The truce which began just after midnight (2101 GMT on Sunday) was the fruit of days of Egyptian-brokered mediation to stem more than four weeks of violence which has killed 1,939 Palestinians and 67 on the Israeli side since July 8.
Ten hours into the truce, the skies over Gaza remained calm, with no reports of violations on any side and signs of life emerging on the streets of the wartorn coastal enclave which is home to 1.8 million Palestinians.
As the sun rose on Gaza City, shops and businesses began opening their doors and a handful of people could be seen doing their early shopping.
Outside a UN-run school, a clutch of cars and donkey carts waited to take some of the refugees back to homes they had fled during the fighting.
“We want to go back to see what happened to our house,” said Hikmat Atta, 58, who had piled his family into a small cart and was heading back to his home in the northern town of Beit Lahiya which they had left in the first days of the war.
But with the truce still in its early stages, he was not taking any chances.
“We’re just going back for the day, at night we’ll come back here,” he told AFP.
Egypt urged the warring sides to use the three-day lull to reach “a comprehensive and permanent ceasefire,” after efforts to extend a similar truce last week collapsed into a firestorm of violence.

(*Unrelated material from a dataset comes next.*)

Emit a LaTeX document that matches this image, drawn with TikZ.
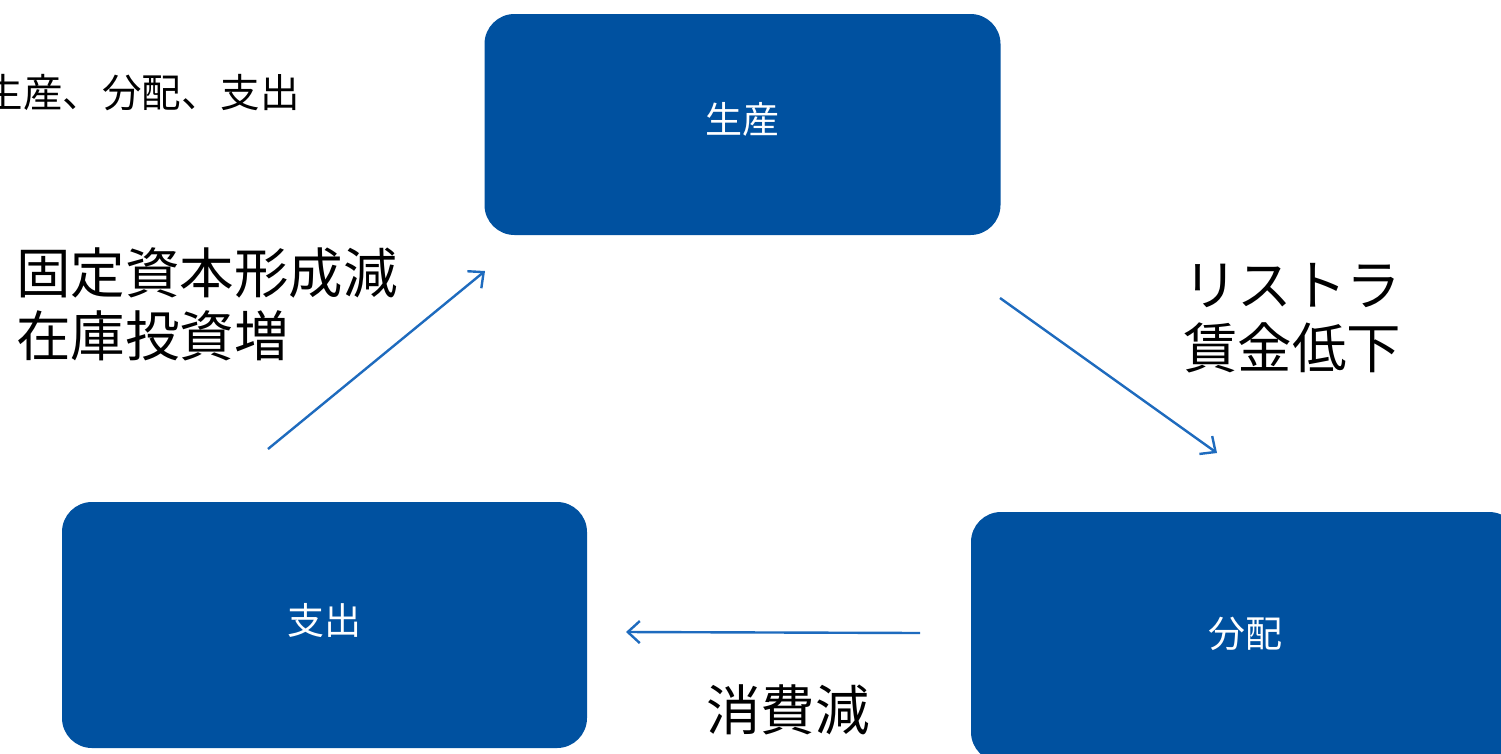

UN Secretary-General Ban Ki-moon said it would give the two sides “another chance to agree on a durable ceasefire” while stressing the importance of addressing “the underlying grievances on both sides.”
Hamas, the de facto power in Gaza, has conditioned its agreement for any permanent agreement on Israeli lifting its eight-year blockade on Gaza.
“We insist on this goal,” Hamas’s exiled leader Khaled Meshaal told AFP in an exclusive interview in Doha on Sunday.
“In the case of Israeli procrastination or continued aggression, Hamas is ready with other Palestinian factions to resist on the ground and politically.”